Despite the installation of record capacity for wind turbines and solar panels, the total power output of electricity from these renewable energy technologies is declining.
The decline from wind turbines was 1.5%, down to 8,886 million kilowatt-hours (m-kWh) in 2014 following a 3.2% increase in 2013, according to the annual summary from Statistics Canada. Solar PV increased its power output by 4.8% last year to 251 m-kWh, which was not enough to reverse its 7.6% decline in the year prior.
The federal summary tracks the amount of electricity that is generated and reported by provincial power utilities … not the capacity that is more commonly cited by industry officials.

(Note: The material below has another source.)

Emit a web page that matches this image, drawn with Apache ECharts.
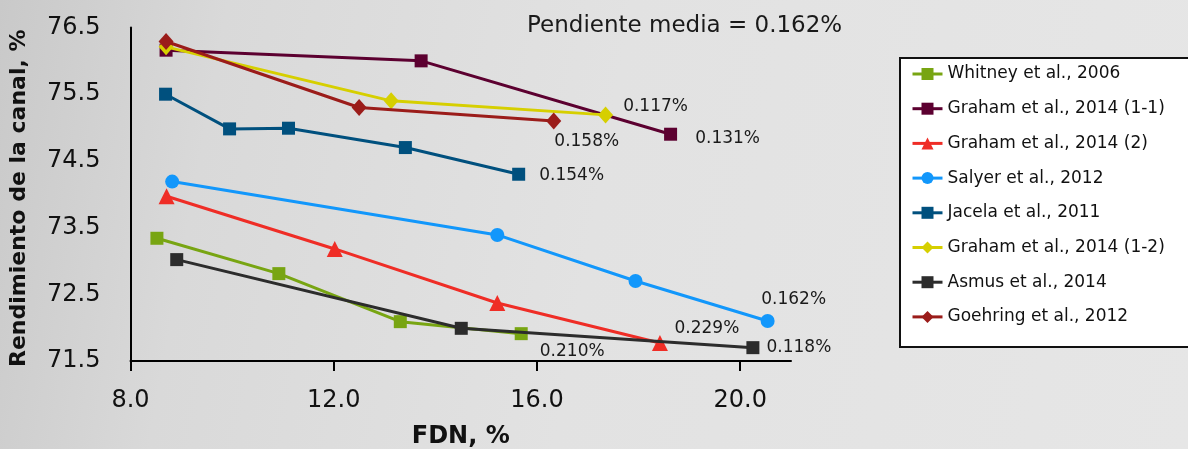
<!DOCTYPE html>
<html>
<head>
<meta charset="utf-8">
<script src="https://cdn.jsdelivr.net/npm/echarts@6/dist/echarts.min.js"></script>
<style>
html,body{margin:0;padding:0;}
body{width:1188px;height:449px;background:linear-gradient(100deg,#c9c9c9 0%,#d9d9d9 18%,#e2e2e2 50%,#e6e6e6 100%);}
#chart{width:1188px;height:449px;}
</style>
</head>
<body>
<div id="chart"></div>
<script>
// ---- Data ----
const seriesNames = [
  'Whitney et al., 2006',
  'Graham et al., 2014 (1-1)',
  'Graham et al., 2014 (2)',
  'Salyer et al., 2012',
  'Jacela et al., 2011',
  'Graham et al., 2014 (1-2)',
  'Asmus et al., 2014',
  'Goehring et al., 2012'
];
const whitney   = [[8.52, 73.34], [10.92, 72.81], [13.31, 72.09], [15.69, 71.91]];
const graham11  = [[8.70, 76.16], [13.72, 76.00], [18.63, 74.90]];
const graham2   = [[8.71, 73.97], [12.02, 73.18], [15.22, 72.37], [18.42, 71.77]];
const salyer    = [[8.82, 74.19], [15.22, 73.39], [17.94, 72.70], [20.54, 72.10]];
const jacela    = [[8.69, 75.50], [9.95, 74.98], [11.11, 74.99], [13.41, 74.70], [15.64, 74.30]];
const graham12  = [[8.70, 76.21], [13.13, 75.40], [17.35, 75.19]];
const asmus     = [[8.91, 73.02], [14.51, 71.99], [20.25, 71.70]];
const goehring  = [[8.70, 76.29], [12.50, 75.30], [16.33, 75.10]];
const slopeLabels = ['0.210%', '0.131%', '0.229%', '0.162%', '0.154%', '0.117%', '0.118%', '0.158%'];
const meanSlopeText = 'Pendiente media = 0.162%';
const xTicks = [8, 12, 16, 20];
const yTicks = [71.5, 72.5, 73.5, 74.5, 75.5, 76.5];

// ---- Styles ----
const allData = [whitney, graham11, graham2, salyer, jacela, graham12, asmus, goehring];
const colors  = ['#78a512', '#5c0030', '#ef2d26', '#1297fb', '#00507e', '#d6cf00', '#2c2c2c', '#9b1c1a'];
const symbols = ['rect', 'rect', 'triangle', 'circle', 'rect', 'diamond', 'rect', 'diamond'];
const symSizes = [13, 13, 16, 14, 13, [15, 17], 13, [15, 17]];
const labelOffsets = [[51, 18], [57, 4], [47, -14], [26, -21], [53, 1], [50, -8], [46, 0], [33, 21]];
const FONT = 'DejaVu Sans';

const series = allData.map((pts, i) => ({
  name: seriesNames[i],
  type: 'line',
  symbol: symbols[i],
  symbolSize: symSizes[i],
  color: colors[i],
  lineStyle: { width: 3, color: colors[i] },
  itemStyle: { color: colors[i] },
  z: 2 + i,
  data: pts.map((p, j) => {
    if (j === pts.length - 1) {
      return {
        value: p,
        label: {
          show: true,
          position: 'inside',
          offset: labelOffsets[i],
          formatter: slopeLabels[i],
          color: '#1a1a1a',
          textBorderWidth: 0,
          fontFamily: FONT,
          fontSize: 17
        }
      };
    }
    return p;
  })
}));

const chart = echarts.init(document.getElementById('chart'), null, { renderer: 'canvas' });
chart.setOption({
  animation: false,
  backgroundColor: 'transparent',
  textStyle: { fontFamily: FONT },
  grid: { left: 130.5, right: 397, top: 27.5, bottom: 88, containLabel: false, outerBoundsMode: 'none' },
  xAxis: {
    type: 'value',
    min: 8, max: 21, interval: 4,
    name: 'FDN, %',
    nameLocation: 'middle',
    nameGap: 64,
    nameTextStyle: { fontFamily: FONT, fontWeight: 'bold', fontSize: 24, color: '#111' },
    axisLine: { show: true, lineStyle: { color: '#000', width: 2 } },
    axisTick: { show: true, length: 10, lineStyle: { color: '#000', width: 2 }, customValues: xTicks },
    axisLabel: { margin: 28, fontSize: 24, color: '#111', fontFamily: FONT, customValues: xTicks,
      formatter: v => v.toFixed(1) },
    splitLine: { show: false }
  },
  yAxis: {
    type: 'value',
    min: 71.5, max: 76.5, interval: 0.5,
    name: 'Rendimiento de la canal, %',
    nameLocation: 'middle',
    nameGap: 100,
    nameTextStyle: { fontFamily: FONT, fontWeight: 'bold', fontSize: 22, color: '#111', padding: [0, 8, 0, 0] },
    axisLine: { show: true, lineStyle: { color: '#000', width: 2 } },
    axisTick: { show: false },
    axisLabel: { margin: 30, fontSize: 24, color: '#111', fontFamily: FONT,
      formatter: v => yTicks.some(t => Math.abs(t - v) < 1e-6) ? v.toFixed(1) : '' },
    splitLine: { show: false }
  },
  legend: {
    orient: 'vertical',
    left: 911, top: 64,
    padding: 0,
    itemWidth: 30, itemHeight: 15,
    itemGap: 14.7,
    lineStyle: { width: 3 },
    textStyle: { fontFamily: FONT, fontSize: 17, color: '#111', lineHeight: 20 },
    data: seriesNames
  },
  graphic: [
    { type: 'rect', left: 899, top: 57, z: -1, silent: true,
      shape: { width: 300, height: 289 },
      style: { fill: '#ffffff', stroke: '#111', lineWidth: 2 } },
    { type: 'text', left: 527, top: 15, silent: true,
      style: { text: meanSlopeText, fontFamily: FONT, fontSize: 23, fill: '#1a1a1a' } }
  ],
  series: series
});
</script>
</body>
</html>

Total power output from all generating sources across Canada declined 1.7% last year to 600,544 m-kWh, with a drop of 3% from hydroelectric dams and 2% from combustion facilities (mainly due to the closure of coal-fired generating plants in Ontario). By contrast, power output from nuclear reactors increased 4.1%.
Wind and solar generate 1.5% and 0.04% of Canada’s grid electricity, according to Statistics Canada, compared with 63% from hydro and 17% from nuclear reactors. The tidal bore on the east coast continues to experience problems, no deep-rock geothermal has yet been commissioned in Canada, and the country’s first concentrated solar facility will start soon in Alberta.

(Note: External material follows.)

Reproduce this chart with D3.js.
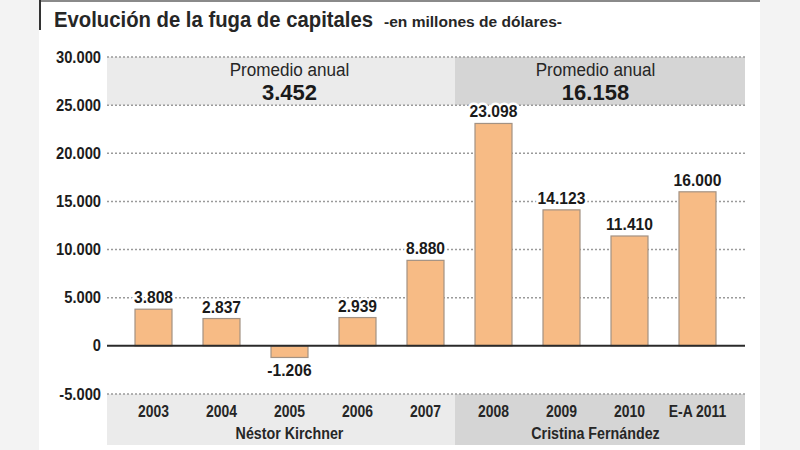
<!DOCTYPE html>
<html>
<head>
<meta charset="utf-8">
<script src="https://cdn.jsdelivr.net/npm/d3@7"></script>
<style>
  body { margin: 0; background: #f3f3f3; }
  svg text { font-family: "Liberation Sans", Arial, sans-serif; }
</style>
</head>
<body>
<div id="chart"></div>
<script>
// data (millones de dólares)
const categories = ["2003", "2004", "2005", "2006", "2007", "2008", "2009", "2010", "E-A 2011"];
const values = [3808, 2837, -1206, 2939, 8880, 23098, 14123, 11410, 16000];
const yTicks = [-5000, 0, 5000, 10000, 15000, 20000, 25000, 30000];

const presidents = ["Néstor Kirchner", "Cristina Fernández"];
const periodFirst = ["2003", "2008"];
const periodLast = ["2007", "E-A 2011"];
const averages = [3452, 16158];

const W = 800, H = 450;
const plotLeft = 107, plotRight = 745;

const es = d3.formatLocale({ decimal: ",", thousands: ".", grouping: [3], currency: ["$", ""], minus: "-" });
const fmt = es.format(",d");

// squeeze text horizontally (the original uses a condensed face)
function narrow(sel, k) {
  sel.each(function () {
    const t = d3.select(this);
    const tx = +t.attr("x") || 0, ty = +t.attr("y") || 0;
    t.attr("x", 0).attr("y", 0)
      .attr("transform", "translate(" + tx + "," + ty + ") scale(" + k + ",1)");
  });
}

const svg = d3.select("#chart")
  .append("svg")
  .attr("width", W)
  .attr("height", H);

// white sheet with the frame lines
svg.append("rect")
  .attr("x", 39).attr("y", 0)
  .attr("width", 721).attr("height", H)
  .style("fill", "#ffffff");
svg.append("line")
  .attr("x1", 39).attr("x2", 760).attr("y1", 1).attr("y2", 1)
  .attr("stroke", "#8a8a8a").attr("stroke-width", 2);
svg.append("line")
  .attr("x1", 40).attr("x2", 40).attr("y1", 0).attr("y2", 30)
  .attr("stroke", "#333").attr("stroke-width", 2);

// title
svg.append("text")
  .attr("x", 54).attr("y", 27)
  .attr("textLength", 319).attr("lengthAdjust", "spacingAndGlyphs")
  .style("fill", "#262626").style("font-size", "22px").style("font-weight", "bold")
  .text("Evolución de la fuga de capitales");
svg.append("text")
  .attr("x", 384).attr("y", 27)
  .attr("textLength", 178).attr("lengthAdjust", "spacingAndGlyphs")
  .style("fill", "#262626").style("font-size", "14px").style("font-weight", "bold")
  .text("-en millones de dólares-");

// scales
const x = d3.scaleBand()
  .domain(categories)
  .range([119.5, 731.5])
  .paddingInner(0.456)
  .paddingOuter(0.228);

const y = d3.scaleLinear()
  .domain([-5000, 30000])
  .range([394, 57]);

// split point between the two periods
const splitX = x(periodFirst[1]) - 20;

// shaded bands top (average) and bottom (years + names)
const bandLeft = [plotLeft, splitX];
const bandRight = [splitX, plotRight];
const bandFill = ["#ebebeb", "#d5d5d5"];

presidents.forEach(function (p, i) {
  svg.append("rect")
    .attr("x", bandLeft[i]).attr("y", y(30000))
    .attr("width", bandRight[i] - bandLeft[i])
    .attr("height", y(25000) - y(30000))
    .style("fill", bandFill[i]);
  svg.append("rect")
    .attr("x", bandLeft[i]).attr("y", y(-5000))
    .attr("width", bandRight[i] - bandLeft[i])
    .attr("height", 445 - y(-5000))
    .style("fill", bandFill[i]);
});

// y axis labels
const yAxis = svg.append("g")
  .attr("transform", "translate(" + (plotLeft - 6) + ",0)")
  .call(d3.axisLeft(y).tickValues(yTicks).tickSize(0).tickPadding(0).tickFormat(fmt));
yAxis.select(".domain").remove();
yAxis.selectAll(".tick text")
  .style("font-size", "16px").style("font-weight", "bold").attr("fill", "#1c1c1c")
  .call(narrow, 0.92);

// dotted grid
svg.append("g")
  .selectAll("line")
  .data(yTicks.filter(function (d) { return d !== 0; }))
  .enter()
  .append("line")
    .attr("x1", plotLeft).attr("x2", plotRight)
    .attr("y1", function (d) { return y(d); })
    .attr("y2", function (d) { return y(d); })
    .attr("stroke", "#9a9a9a")
    .attr("stroke-width", 1.5)
    .attr("stroke-dasharray", "2,2");

// average and president labels
presidents.forEach(function (p, i) {
  const cx = (x(periodFirst[i]) + x(periodLast[i]) + x.bandwidth()) / 2;
  svg.append("text")
    .attr("x", cx).attr("y", 76)
    .attr("text-anchor", "middle")
    .style("font-size", "19px").style("fill", "#262626")
    .text("Promedio anual")
    .call(narrow, 0.9);
  svg.append("text")
    .attr("x", cx).attr("y", 100)
    .attr("text-anchor", "middle")
    .style("font-size", "22px").style("font-weight", "bold").style("fill", "#1a1a1a")
    .text(fmt(averages[i]));
  svg.append("text")
    .attr("x", cx).attr("y", 439)
    .attr("text-anchor", "middle")
    .style("font-size", "17px").style("font-weight", "bold").style("fill", "#262626")
    .text(p)
    .call(narrow, 0.84);
});

// year labels
svg.append("g")
  .selectAll("text")
  .data(categories)
  .enter()
  .append("text")
    .attr("x", function (d) { return x(d) + x.bandwidth() / 2; })
    .attr("y", 417)
    .attr("text-anchor", "middle")
    .style("font-size", "17px").style("font-weight", "bold").style("fill", "#262626")
    .text(function (d) { return d; })
    .call(narrow, 0.82);

// bars
svg.append("g")
  .selectAll("rect")
  .data(values)
  .enter()
  .append("rect")
    .attr("x", function (d, i) { return x(categories[i]); })
    .attr("y", function (d) { return y(Math.max(0, d)); })
    .attr("width", x.bandwidth())
    .attr("height", function (d) { return Math.abs(y(d) - y(0)); })
    .style("fill", "#f7bb85")
    .attr("stroke", "#a39283")
    .attr("stroke-width", 1.2);

// zero line
svg.append("line")
  .attr("x1", plotLeft).attr("x2", plotRight)
  .attr("y1", y(0)).attr("y2", y(0))
  .attr("stroke", "#2a2a2a").attr("stroke-width", 2);

// value labels, knocked out of the grid with a white halo
svg.append("g")
  .selectAll("text")
  .data(values)
  .enter()
  .append("text")
    .attr("x", function (d, i) { return x(categories[i]) + x.bandwidth() / 2; })
    .attr("y", function (d) { return d >= 0 ? y(d) - 6 : y(d) + 19; })
    .attr("text-anchor", "middle")
    .style("font-size", "17px").style("font-weight", "bold").style("fill", "#1a1a1a")
    .style("stroke", "#ffffff").style("stroke-width", 5).style("paint-order", "stroke")
    .text(function (d) { return fmt(d); })
    .call(narrow, 0.92);
</script>
</body>
</html>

By comparison, the U.S. Department of Energy reports that output from non-hydro renewables (including numerous geothermal and concentrating solar systems in that country) increased 11% last year to 281,060 m-kWh … 30 times the output from all green power sources in Canada. Renewables generate 7% of that country’s electricity, compared with 39% from coal, 28% from gas and 20% from nuclear.
The International Energy Agency says global electricity generation last year at 10,150,000 m-kWh, of which non-hydro renewables contributed 7% ... up from 6% in 2013.
Most countries do not quantify the energy contribution from off-grid green power (remote PV panels or wind turbines) nor do they calculate the level of green heat (space conditioning and water heating from wood stoves, solar thermal collectors, ground source heat pumps, etc). In Canada, these non-electric applications consume 80% of a home’s stationary energy, compared with 20% for the electric “plug load” used to power lights and appliances.
Other than Canada, few countries classify “large hydro” as a renewable energy.
“If the United States and the rest of the world can increase output from their green power facilities by double digits each year, why is Canada’s output declining?,” asks Bill Eggertson of the Canadian Association for Renewable Energies (we c.a.r.e.) in Ottawa. “In a period of rapid installation of new capacity from very low levels of initial penetration, annual percentage increases should be extremely high ... not negative.”
“Canada is missing the ‘green revolution’ that receives lip service from so many politicians and consumers,” explains Eggertson. “We focus on green power where GHG emissions continue to drop due to carbon-free generation from large hydro and nuclear, but we are missing the huge potential from green heat where we continue to burn carbon fuels to heat our homes and buildings.”
“We are failing to succeed in our area of focus, so Canada must introduce stronger measures to catch our trading partners which are moving so well towards a sustainable future,” he says. “This may require a national effort to increase the use of green heat, similar to the Directive passed by the European Union a few years ago.”